De cet échange, nous comprenons que, pour eux, la guerre est aussi médiatique. Le clan Bachar tente d’assimiler les combattants de l’armée libre à des «terroristes». Les résistants, quant à eux, nous disent ressentir une double impuissance : faiblesse militaire pour se défendre, et difficulté à communiquer. La prise de parole publique est une lutte. Les combattants sont aussi des caméramans. Ils filment les actes de torture, les combats, ou encore les corps ensanglantés. Les images sont crues, bien souvent insoutenables. Ces images, sans pudeur, sont une sorte de revanche pour tous ceux qui ont vécu l’humiliation et la torture de l’oppresseur. Les moyens de communication, en particulier les réseaux sociaux (Facebook, Twitter, Youtube, Skype) sont abondamment utilisés. Pour eux, le but est d’accéder à l’espace d’information syrien et international. D’ailleurs, tous les combattants tiennent leur page facebook ou leur propre blog sur lesquels ils témoignent et publient des photos au cas où ils mourraient aux combats. Face aux destructions, une mémoire se construit.

Célébration des martyrs

Nous continuons de plaisanter et de discuter de choses et d’autres. L’heure de la rupture du jeûne approche. Des journalistes de Skynews arrivent. Nous allons tous chez Abou Kadour. Arrivés chez lui, sa femme et sa mère nous ont préparé des «yalanji» (feuilles de vignes farcies). Nous dînons dans une ambiance conviviale et chaleureuse. Les femmes nous racontent comment leur vie reprend. L’eau coule à nouveau, elles sont heureuses, et expriment une grande admiration pour ces libérateurs que sont les combattants de l’armée libre.
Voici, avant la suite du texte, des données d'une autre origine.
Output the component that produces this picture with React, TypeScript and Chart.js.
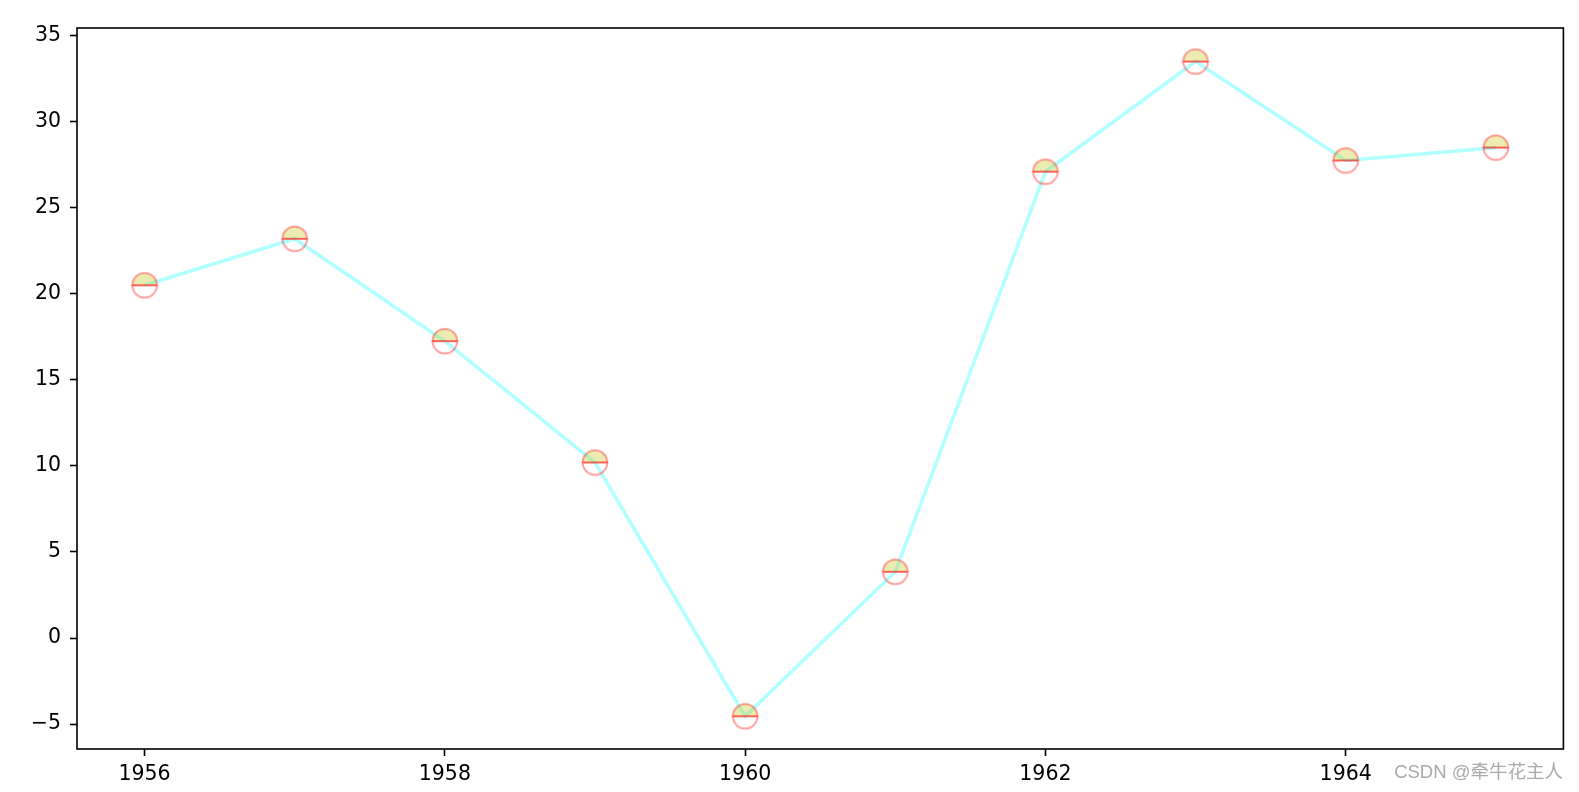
import React, { useEffect, useRef } from "react";
import { Chart, registerables } from "chart.js";

Chart.register(...registerables);

const years = [1956, 1957, 1958, 1959, 1960, 1961, 1962, 1963, 1964, 1965];
const values = [20.5, 23.2, 17.25, 10.2, -4.55, 3.85, 27.1, 33.5, 27.75, 28.5];
const xTicks = [1956, 1958, 1960, 1962, 1964];
const yTicks = [-5, 0, 5, 10, 15, 20, 25, 30, 35];
const watermark = "CSDN @牵牛花主人";

function makeMarker(): HTMLCanvasElement {
  const size = 30;
  const r = 12.3;
  const c = document.createElement("canvas");
  c.width = size;
  c.height = size;
  const ctx = c.getContext("2d")!;
  const cx = size / 2;
  const cy = size / 2;
  ctx.beginPath();
  ctx.arc(cx, cy, r, Math.PI, 2 * Math.PI);
  ctx.closePath();
  ctx.fillStyle = "rgba(191,191,0,0.3)";
  ctx.fill();
  ctx.lineWidth = 2;
  ctx.strokeStyle = "rgba(255,0,0,0.37)";
  ctx.stroke();
  ctx.beginPath();
  ctx.arc(cx, cy, r, 0, Math.PI);
  ctx.closePath();
  ctx.stroke();
  return c;
}

const framePlugin = {
  id: "frame",
  afterDraw(chart: any) {
    const { ctx, chartArea } = chart;
    ctx.save();
    ctx.strokeStyle = "#000";
    ctx.lineWidth = 1.6;
    ctx.strokeRect(chartArea.left, chartArea.top, chartArea.right - chartArea.left, chartArea.bottom - chartArea.top);
    ctx.restore();
  },
};

export default function App() {
  const ref = useRef<HTMLCanvasElement>(null);
  useEffect(() => {
    document.body.style.margin = "0";
    const marker = makeMarker();
    const chart = new Chart(ref.current!, {
      type: "line",
      data: {
        datasets: [
          {
            data: years.map((y, i) => ({ x: y, y: values[i] })),
            borderColor: "rgba(0,255,255,0.3)",
            borderWidth: 3.6,
            pointStyle: marker as any,
            pointRadius: 12,
            tension: 0,
          },
        ],
      },
      options: {
        animation: false,
        responsive: false,
        plugins: { legend: { display: false }, tooltip: { enabled: false } },
        layout: { padding: { left: 0, top: 28, right: 14, bottom: 0 } },
        scales: {
          x: {
            type: "linear",
            min: 1955.55,
            max: 1965.45,
            afterBuildTicks: (s: any) => {
              s.ticks = xTicks.map((v) => ({ value: v }));
            },
            afterFit: (s: any) => {
              s.height = 43;
            },
            grid: { drawOnChartArea: false, tickLength: 7, tickColor: "#000", tickWidth: 1.6 },
            border: { display: false },
            ticks: {
              color: "#000",
              font: { family: "DejaVu Sans", size: 20.5 },
              padding: 6,
              maxRotation: 0,
              callback: (v: any) => String(v),
            },
          },
          y: {
            type: "linear",
            min: -6.45,
            max: 35.45,
            afterBuildTicks: (s: any) => {
              s.ticks = yTicks.map((v) => ({ value: v }));
            },
            afterFit: (s: any) => {
              s.width = 77;
            },
            grid: { drawOnChartArea: false, tickLength: 7, tickColor: "#000", tickWidth: 1.6 },
            border: { display: false },
            ticks: {
              color: "#000",
              font: { family: "DejaVu Sans", size: 20.5 },
              padding: 9,
              callback: (v: any) => (v < 0 ? "\u2212" + Math.abs(v) : String(v)),
            },
          },
        },
      },
      plugins: [framePlugin],
    });
    return () => chart.destroy();
  }, []);
  return (
    <div style={{ position: "relative", width: 1579, height: 792, background: "#fff" }}>
      <canvas ref={ref} width={1579} height={792} style={{ display: "block" }} />
      <div
        style={{
          position: "absolute",
          right: 16,
          top: 761,
          fontFamily: "'Liberation Sans', 'Noto Sans CJK SC', sans-serif",
          fontSize: 18.5,
          color: "#aaaaaa",
          whiteSpace: "nowrap",
          lineHeight: "22px",
        }}
      >
        {watermark}
      </div>
    </div>
  );
}
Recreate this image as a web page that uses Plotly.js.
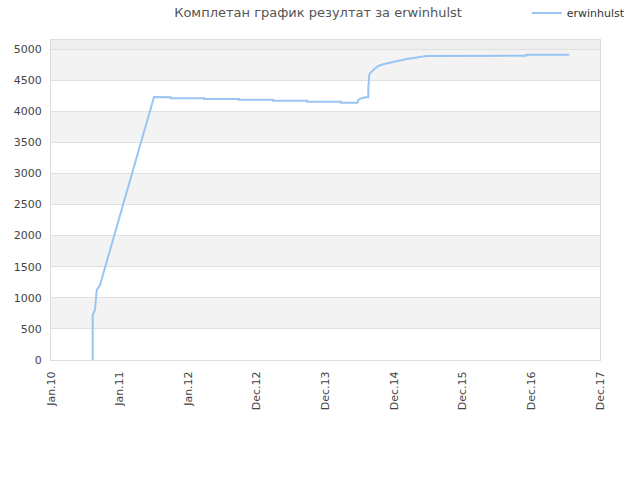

Il fait nuit, la manifestation de soutien aux martyrs va commencer. Plusieurs centaines de personnes sont là pour saluer les morts de la révolution. Comme à l’habitude, la manifestation est parfaitement organisée. Chacun se trouve en ligne, les uns derrière les autres. Il y a une espèce de mélange d’ordre et d’exultation révolutionnaire. Les chants retentissent. Et les slogans scandés avec toujours autant de ferveur : «Votre silence nous tue, et autre qu’Allah nous n’avons pas de soutien», «Ô gouverneurs d’arabe, suffit du sabotage, la maison syrienne est combattue», «Ya Bachar El Assad, ne rêve pas de rester toujours», «Ya Allah accélères la victoire». L’électricité est brutalement coupée. Qu’importe, la manifestation continue avec le même enthousiasme dans l’obscurité, éclairée par les seuls phares des voitures qui l’encadrent. Les lumières des briquets, levés au ciel, forment comme un sillon d’étoile d’espoir au milieu de la foule. Les chants, la ferveur, nous donnent des frissons. Les enfants, qui composent une bonne partie du cortège, sont tous dehors, arborant avec fierté le drapeau de la Syrie libre. Ce sont les enfants de la révolution. Pour eux, ils sont convaincus que le régime d’Assad ne sera bientôt qu’un vieux souvenir de leur enfance. Ils grandiront, ils l’espèrent, dans une Syrie libérée et bercée par ces chants de liberté.

Aujourd’hui, 2 août, de nouveaux bombardements ont visé la ville d’A’zaz…

(1) Selon les informations de l’armée libre.